As media outlets struggle for survival, many have reduced or eliminated staff training budgets. And with the increased demands of a 24/7 news cycle and expectations of multimedia reporting, journalists aren’t happy about it. In fact, a Knight Foundation survey released last month revealed that almost a quarter of the 660 active Knight alumni surveyed were very or mostly dissatisfied with the training opportunities available to them. Even with stagnant pay, discontent with continuing education topped salary and job security as newsroom complaints.
Ebyline talked to several industry veterans about the evolution of newsroom training and discovered a few bright points even amidst the doom and gloom.
The good news
According to Sherry Chisenhall, editor and senior vice president at The Wichita Eagle, which has a staff of 59 people, training dollars have dwindled but lower-cost online training options have helped fill that void. “Back in the 80’s and 90’s, it wasn’t that uncommon for larger and mid-sized newsrooms to send six or a dozen people to conferences,” she says. “Everyone’s doing a lot less of that now.”

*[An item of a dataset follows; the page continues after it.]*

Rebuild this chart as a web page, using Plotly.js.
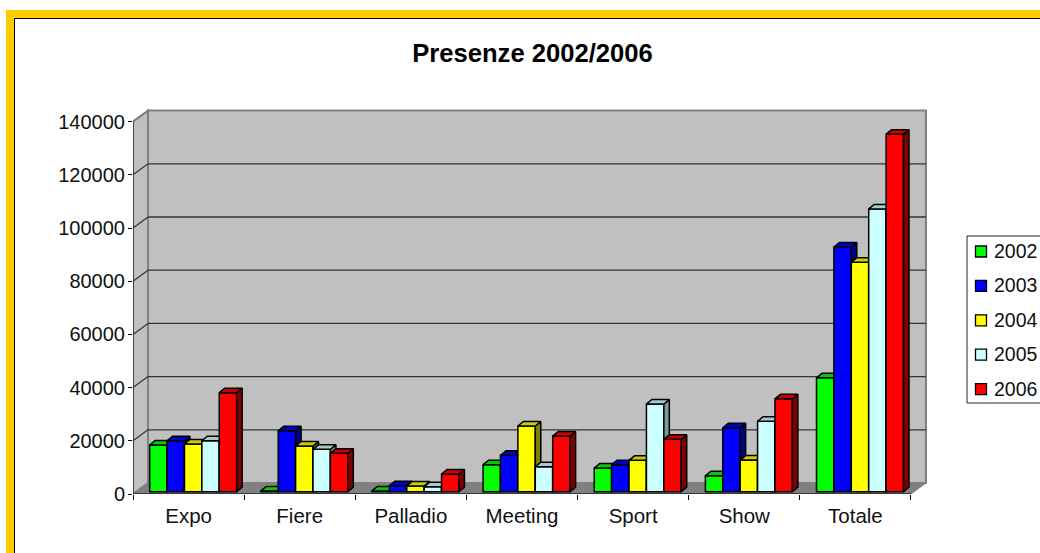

Three years ago, The Eagle started paying for an unlimited subscription to online training site Lynda.com and now challenges staffers to invest 30 hours in training per year, a goal that 80 percent of the newsroom met in 2010. “We don’t punish people for [falling short] but in this industry there probably are long-term consequences,” says Chisenhall. “Nobody can afford to be standing still.”
Steve Buttry, digital transformation editor at Digital First Media, says the company’s newsrooms are doing “way more” training thanks to CEO John Paton’s commitment to digital. “Our company, like most, didn’t do nearly enough training in the past,” he admits.
In Digital First Media’s Connecticut newsrooms, for example, journalists attend Digital Ninja School, a five-level online program focusing on digital publishing, social media, video, blogging and data journalism.
And with Digital First Media’s increased focus on video, editorial products manager Mark Lewis created a video training program in Yardley, Pa. Buttry says the program was designed to train journalists so they could go back to “their newsrooms or their cluster of newsrooms and train colleagues so we’d advance beyond that first level of video to ‘here’s how you’re going to tell a story with video.’”
Many of the training programs offered by the Journal Register (owned by Digital First Media) are streamed online so colleagues in other newsrooms (including competitors) can view them. “When we equipped our people with Flipcams, we gave them double layers of training [meaning basic video and video storytelling],” says Buttry.
The not-so-good news
Other newsroom vets weren’t as optimistic about shrinking training budgets, especially those whose jobs have changed as a result.
Until last summer, Randy Hagihara was The Los Angeles Times’ senior editor for recruitment and director of Metpro, a Tribune training program for minority reporters.
“Staff development definitely takes a back seat when you’re trying to do a lot more with a lot less,” says Hagihara. “I doubt there are very many people worrying about identifying and training the newsroom leaders of tomorrow. That was an iffy proposition even in prosperous times.”
For Hagihara those prosperous times ended in 2008 when the LA Times yanked its hiring and development budget, although paid internships and workships on video production and social media continued.
Joe Grimm, who oversaw recruiting at the Detroit Free Press, agrees. “Although it saves money in the short term, it costs money in the long term to not train your people,” he says. “The only asset we have is the talent of our journalists.”
While some technical skills may lend themselves to online training, Grimm says an hour spent in online training is generally not as effective as an hour of face-to-face training, especially in areas like leadership. Training tends to be reactive when the newsroom undergoes a technology change (like converting to PCs) or the publisher fears a lawsuit. “If they think the climate is ripe for libel suits or harassment suits, they will do some training as a way of protecting themselves,” he says.
Often the managers are the ones most in need of training, adds Grimm. “I’m hearing too often, editors are just kind of working with a list, saying ‘we need a digital element,’” he says. “They need to be smarter about what digital elements are possible, as in ‘this story needs a map or a slide show or this story needs a timeline.’”
With fewer newsrooms funding journalists to attend conferences and other training sessions, the onus increasingly falls on journalists and freelance writers to seek out the training they need.
Chisenhall says some of her staffers take the initiative to attend regional training sessions or get their conference attendance subsidized by serving as a board member and asking for a few days off to attend. “[Giving them time off] is a way to support people’s training,” she adds.
According to Grimm, newsroom training is often a few years behind the curve in terms of technology. “A lot of ideas being brought into newsrooms are being brought by people spending time at night to learn those skills,” he says. “The times are too scary for people to just complain and wait around for management to train them.”